The increasing use of AI-enabled hiring tools often finds job applicants hyping their credentials in front of a reflection of themselves. Also known as “automated,” or “asynchronous” video interviews, one-way interviews have been marketed by some vendors as a way to cut through a deluge of applications with algorithms.

Some claim this is a common practice used by Fortune 500 companies. According to unpublished data shared with HR Brew, globally, "61% of recruiting and HR technology leaders say their organization is currently using [one-way video] technology," Jamie Kohn, a research director in Gartner’s HR practice, wrote via email.

Taking the short (video) cut

HireVue, Spark Hire and myInterview are among the providers of one-way video interviews—which typically involve a candidate filming themselves answering questions on a computer or phone, while a clock keeps track of an allotted time limit. Some applications use AI scoring metrics to assess candidate performance, but not all. Spark Hire, for example, provides video recordings sans AI, “for a number of reasons including the practicality/viability of AI models, the legal risk it could pose to our customers, and the candidate experience,” Matt Lerner, the company’s director of marketing, told HR Brew in an email.

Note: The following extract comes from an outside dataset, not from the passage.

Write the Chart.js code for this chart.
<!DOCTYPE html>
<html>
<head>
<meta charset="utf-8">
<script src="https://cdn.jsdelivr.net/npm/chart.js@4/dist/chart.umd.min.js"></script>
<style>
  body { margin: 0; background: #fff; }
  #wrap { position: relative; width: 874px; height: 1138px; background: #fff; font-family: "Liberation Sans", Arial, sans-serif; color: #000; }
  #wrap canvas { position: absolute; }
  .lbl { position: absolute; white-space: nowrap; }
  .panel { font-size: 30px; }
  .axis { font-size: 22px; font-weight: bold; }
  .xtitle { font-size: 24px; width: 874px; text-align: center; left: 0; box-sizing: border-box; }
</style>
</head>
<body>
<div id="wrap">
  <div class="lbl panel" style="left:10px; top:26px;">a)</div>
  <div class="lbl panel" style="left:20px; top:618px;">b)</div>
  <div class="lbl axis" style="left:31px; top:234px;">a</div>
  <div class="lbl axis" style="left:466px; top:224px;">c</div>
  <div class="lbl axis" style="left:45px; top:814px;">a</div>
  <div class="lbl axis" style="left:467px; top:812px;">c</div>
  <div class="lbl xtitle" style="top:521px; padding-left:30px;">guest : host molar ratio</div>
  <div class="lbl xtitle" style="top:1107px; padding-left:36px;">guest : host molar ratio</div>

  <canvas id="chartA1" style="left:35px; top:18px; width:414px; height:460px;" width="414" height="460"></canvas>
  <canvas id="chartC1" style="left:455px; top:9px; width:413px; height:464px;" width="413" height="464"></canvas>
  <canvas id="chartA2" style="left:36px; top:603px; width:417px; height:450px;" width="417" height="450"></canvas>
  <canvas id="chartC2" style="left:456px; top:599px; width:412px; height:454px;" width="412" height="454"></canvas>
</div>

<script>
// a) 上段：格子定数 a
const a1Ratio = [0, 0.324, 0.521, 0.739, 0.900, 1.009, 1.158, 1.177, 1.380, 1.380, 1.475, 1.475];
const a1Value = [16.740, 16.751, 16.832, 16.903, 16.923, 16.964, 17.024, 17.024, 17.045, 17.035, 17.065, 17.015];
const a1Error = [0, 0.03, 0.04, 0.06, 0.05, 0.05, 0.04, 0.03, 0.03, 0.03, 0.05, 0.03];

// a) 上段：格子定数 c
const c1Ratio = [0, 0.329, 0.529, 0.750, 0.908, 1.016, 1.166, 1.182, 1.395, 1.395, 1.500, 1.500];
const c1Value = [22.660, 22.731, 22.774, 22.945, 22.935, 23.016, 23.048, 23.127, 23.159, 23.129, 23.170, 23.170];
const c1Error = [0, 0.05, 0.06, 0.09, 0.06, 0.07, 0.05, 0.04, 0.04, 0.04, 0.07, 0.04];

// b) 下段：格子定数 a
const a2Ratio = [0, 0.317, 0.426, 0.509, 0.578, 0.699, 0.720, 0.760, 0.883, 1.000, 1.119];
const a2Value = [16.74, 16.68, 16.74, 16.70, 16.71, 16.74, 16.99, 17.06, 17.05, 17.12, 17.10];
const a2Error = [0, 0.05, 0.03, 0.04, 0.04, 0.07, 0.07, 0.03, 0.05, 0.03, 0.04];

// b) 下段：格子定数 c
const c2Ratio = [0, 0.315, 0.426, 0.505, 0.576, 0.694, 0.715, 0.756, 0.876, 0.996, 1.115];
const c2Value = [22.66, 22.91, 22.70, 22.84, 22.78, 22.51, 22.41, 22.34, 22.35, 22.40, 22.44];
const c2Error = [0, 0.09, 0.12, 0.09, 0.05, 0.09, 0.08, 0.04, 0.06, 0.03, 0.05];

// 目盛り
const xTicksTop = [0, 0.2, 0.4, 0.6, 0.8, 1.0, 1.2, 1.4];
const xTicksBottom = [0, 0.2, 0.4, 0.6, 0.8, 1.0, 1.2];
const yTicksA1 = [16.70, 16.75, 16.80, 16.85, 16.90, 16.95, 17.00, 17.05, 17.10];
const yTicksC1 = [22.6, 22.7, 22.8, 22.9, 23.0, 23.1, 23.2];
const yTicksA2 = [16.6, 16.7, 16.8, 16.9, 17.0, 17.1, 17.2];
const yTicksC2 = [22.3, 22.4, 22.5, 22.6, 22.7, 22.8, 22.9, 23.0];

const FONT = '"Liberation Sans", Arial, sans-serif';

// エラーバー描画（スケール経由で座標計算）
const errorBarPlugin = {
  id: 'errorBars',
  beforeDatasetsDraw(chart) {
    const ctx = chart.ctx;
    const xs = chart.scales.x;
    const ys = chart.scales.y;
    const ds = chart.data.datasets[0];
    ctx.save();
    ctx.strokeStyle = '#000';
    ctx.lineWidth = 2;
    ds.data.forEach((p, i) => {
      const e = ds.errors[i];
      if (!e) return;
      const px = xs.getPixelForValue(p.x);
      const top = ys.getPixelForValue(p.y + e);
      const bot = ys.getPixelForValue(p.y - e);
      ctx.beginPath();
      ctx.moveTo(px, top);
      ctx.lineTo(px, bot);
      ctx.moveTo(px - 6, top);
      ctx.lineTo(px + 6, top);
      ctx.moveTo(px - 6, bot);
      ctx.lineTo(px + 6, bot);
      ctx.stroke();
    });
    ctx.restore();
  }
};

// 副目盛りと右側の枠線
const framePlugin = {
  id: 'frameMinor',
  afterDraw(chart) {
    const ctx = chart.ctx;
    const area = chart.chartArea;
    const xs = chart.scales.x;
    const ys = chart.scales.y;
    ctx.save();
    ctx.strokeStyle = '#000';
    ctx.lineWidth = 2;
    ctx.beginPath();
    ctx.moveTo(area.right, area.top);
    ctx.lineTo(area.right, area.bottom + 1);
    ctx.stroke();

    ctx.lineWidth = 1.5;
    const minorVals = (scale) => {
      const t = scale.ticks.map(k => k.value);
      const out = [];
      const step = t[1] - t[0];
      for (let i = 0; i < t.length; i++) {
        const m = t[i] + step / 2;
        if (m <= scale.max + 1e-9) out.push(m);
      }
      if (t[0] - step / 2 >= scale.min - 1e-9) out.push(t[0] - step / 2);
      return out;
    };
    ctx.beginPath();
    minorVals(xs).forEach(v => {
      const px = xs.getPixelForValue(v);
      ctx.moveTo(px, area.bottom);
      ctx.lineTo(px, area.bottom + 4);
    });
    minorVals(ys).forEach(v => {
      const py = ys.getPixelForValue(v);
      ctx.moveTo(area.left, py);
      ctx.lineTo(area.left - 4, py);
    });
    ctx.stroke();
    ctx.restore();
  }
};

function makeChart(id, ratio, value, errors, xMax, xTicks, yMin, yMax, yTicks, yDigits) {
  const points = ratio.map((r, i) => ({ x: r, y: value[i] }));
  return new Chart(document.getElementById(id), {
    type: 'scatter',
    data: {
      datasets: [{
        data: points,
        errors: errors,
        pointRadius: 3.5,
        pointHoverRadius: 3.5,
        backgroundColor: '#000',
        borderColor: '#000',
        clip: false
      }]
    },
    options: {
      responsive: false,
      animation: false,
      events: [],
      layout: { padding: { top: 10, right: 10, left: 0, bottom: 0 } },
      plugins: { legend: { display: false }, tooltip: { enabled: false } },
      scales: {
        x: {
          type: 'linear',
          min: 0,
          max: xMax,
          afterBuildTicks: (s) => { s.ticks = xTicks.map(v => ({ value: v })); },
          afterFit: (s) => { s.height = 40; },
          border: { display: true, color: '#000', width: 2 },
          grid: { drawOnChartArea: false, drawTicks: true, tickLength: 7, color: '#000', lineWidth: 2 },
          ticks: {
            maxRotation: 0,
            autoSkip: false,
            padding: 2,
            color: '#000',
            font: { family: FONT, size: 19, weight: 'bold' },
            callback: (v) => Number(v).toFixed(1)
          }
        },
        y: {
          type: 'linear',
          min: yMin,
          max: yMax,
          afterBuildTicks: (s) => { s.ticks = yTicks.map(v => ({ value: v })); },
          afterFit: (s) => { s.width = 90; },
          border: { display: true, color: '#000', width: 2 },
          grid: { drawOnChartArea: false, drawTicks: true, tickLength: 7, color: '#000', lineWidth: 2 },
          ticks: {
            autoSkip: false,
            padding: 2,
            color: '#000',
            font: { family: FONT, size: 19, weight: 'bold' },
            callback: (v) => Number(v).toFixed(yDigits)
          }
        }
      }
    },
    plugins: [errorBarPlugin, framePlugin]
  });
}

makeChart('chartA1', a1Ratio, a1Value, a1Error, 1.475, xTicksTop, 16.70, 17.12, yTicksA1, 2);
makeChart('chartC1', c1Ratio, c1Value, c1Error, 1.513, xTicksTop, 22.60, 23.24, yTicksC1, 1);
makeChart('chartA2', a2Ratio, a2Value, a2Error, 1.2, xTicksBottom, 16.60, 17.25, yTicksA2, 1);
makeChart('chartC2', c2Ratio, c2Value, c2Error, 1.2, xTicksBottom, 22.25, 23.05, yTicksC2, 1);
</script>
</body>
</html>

Lerner wrote that HR departments can save time by relegating the scutwork of preliminary screening to a recording. “Let's say a recruiter has 100 applicants for a job and, on paper, 50 of them appear qualified. With a traditional phone screen, it just won't be feasible for that recruiter to speak with 50 people for 30 minutes at a time based on the pressure they face from the business to help hire for the open job.”

Some applicants, however, have complained online that the impersonal nature of the process can be daunting when trying to communicate one’s skills.

Capturing the real you

Sophie Hager, an industrial engineer who sat for two one-way video interviews over the course of a year, described difficulty “getting across your attitude, your personality, who you are, because you're really just focused on like, making sure that you're answering the question and not going too far out of what they asked for” during the process. “You’ve got a time limit [and] all of these restrictions that I think prevent you from really being able to fully answer the question the way that you would want,” she explained to HR Brew.

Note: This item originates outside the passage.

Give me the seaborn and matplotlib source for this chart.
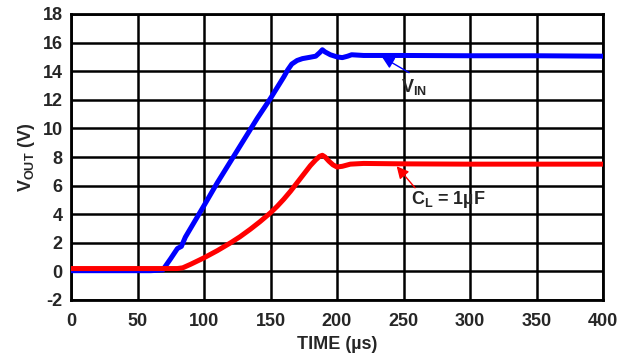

Depending on the specific technology being used, that glimpse of someone’s personality and aptitude might be processed by an algorithm that cobbles together a profile, using indirect cues—such as facial expressions, clothing, or background images—explained Ben Winters, counsel at the Electronic Privacy Information Center.

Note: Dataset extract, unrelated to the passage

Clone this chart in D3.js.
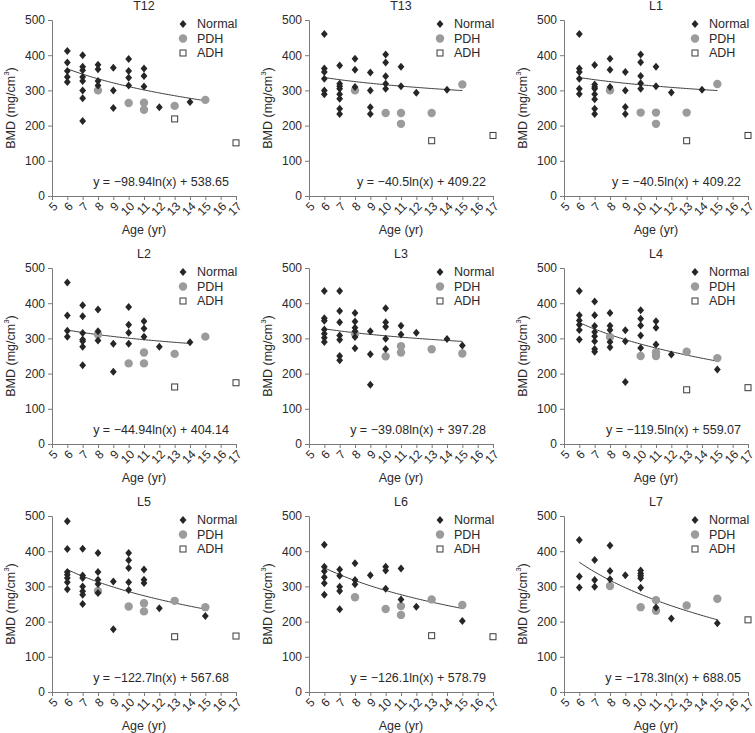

The “software might yield that you are not dependable or not good at X,Y, Z, or not trustworthy or whatever else, based off of some facial attribute, or something that you’re wearing, or something that’s in your screen,” Winters said.

Some technologies are different. For example, myInterview’s AI tech creates a transcript from its interviews, which is then “read by a machine-learning algorithm [which] scans and searches the content of the interview” for traits indicative of the “big five” personality traits, Clayton Donnelly, the company’s chief behavioral psychologist, explained. A team of psychologists working with myInterview watched over 30,000 interviews in an effort to identify what he described as indicators of the big five personality traits. “The machine-learning algorithm learns from what the psychologists do with the training set,” he said.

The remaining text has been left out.